Biz de diyalog yoluyla gerçeği arasak mı dersiniz? Taraflardan birisi komiser muavini ve sanık ifadesi almakla görevli bir kişi olsun. Karşı tarafta ise Mehmet Yavuz bulunuyor. Diyalogu izleyelim: 

– Mehmet Bey merhaba…
– Merhaba…
– Doğrudan konuya girelim: Engin Erkiner’i tanır mısınız?
– Hayır!
– Yani, kendisiyle hiç karşılaşmadınız…
– İsim olarak eskiden beri bilirim ama karşılaşmadım. 
– Sizinle dolaylı herhangi bir bağı oldu mu?
– Nasıl yani?
– Örneğin, aynı davada yargılandınız mı, ya da bunun gibi bir bağlantı…
– Hayır, kendisiyle dolaylı bağlantım da olmadı.

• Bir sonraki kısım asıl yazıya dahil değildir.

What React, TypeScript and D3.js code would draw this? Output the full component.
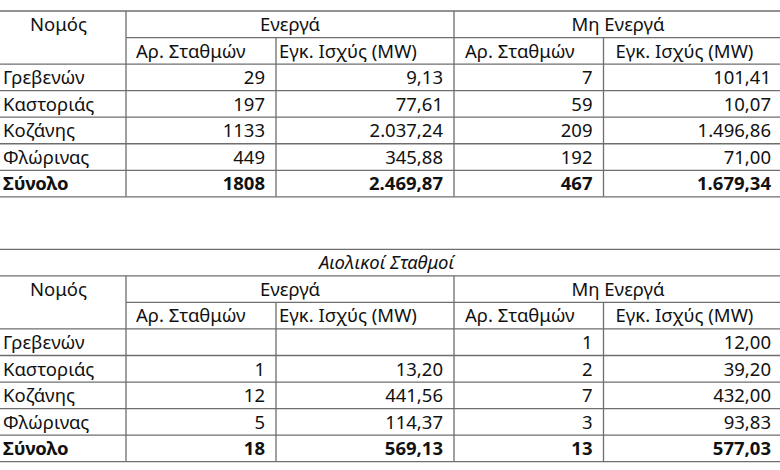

– Uzaktan da olsa akrabalığınız var mı?
– Hayır!
– Ticari faaliyetlerinizde adı geçen şahıs ile dolaylı da olsa bağlantınız oldu mu?
– Hiçbir şekilde olmadı!
– Sonuç olarak, Engin Erkiner’i tanımadığınız gibi kendisiyle dolaylı olarak bile bağlantınız olmadı. Sadece isim olarak biliyorsunuz. 
– Evet!
– Peki Mehmet Bey, Engin Erkiner’e saldırmaya neden ihtiyaç duydunuz?
– Nasıl yani?
– 2008 yılından başlayarak blogunuzda Engin Erkiner hakkında değişik suçlamalar içeren yazılar bulunuyor. Tanımadığınız, dolaylı bile ilişkiniz bulunmayan, sadece adını duymuş olduğunuz bir kişiye saldırmak gereğini neden hissettiniz?
– Bu soruyu geçebilir miyiz?
– Geçebiliriz ama meselenin can alıcı noktası burada. Engin Erkiner’e saldırmanızı sizden Mihrac Ural mı istedi?
– Hayır, katiyen…
– O zaman neden saldırmak gereği duydunuz?
– Bilmiyorum, oldu işte…
– Mihrac Ural’ın size örgüt hiyerarşisi içinde verdiği direktifi yerine getirmiş olamaz mısınız?
– Hayır, yok böyle bir şey…
– O zaman dolaylı olarak bile ilişkim olmadı dediğiniz birisine saldırmak gereğini neden hissettiniz? Açıklamanız varsa anlatın, sizi dinliyorum…

Mehmet Yavuz’dan ses çıkmaz. Diyalog maalesef burada kesiliyor. Kesiliyor ama, bir örgütün varlığı da diyalog yoluyla ortaya çıkmış oluyor. Örgüt mü ne diyorlar, ondan varmış! Mehmet Yavuz da Mihrac Ural’ın temel kadrosu imiş.. Mihrac Ural böyle söylüyor! Ben onun yalancısıyım. İki de bir “örgüt bildirisi” yayınlıyormuş ve “yoldaşlar siyasi savunma yaptılar” diye yazıyormuş. Kamyoncular Derneği siyasi savunma yapmaz herhalde! Koskoca adam yani, yalan söyleyecek değil ya!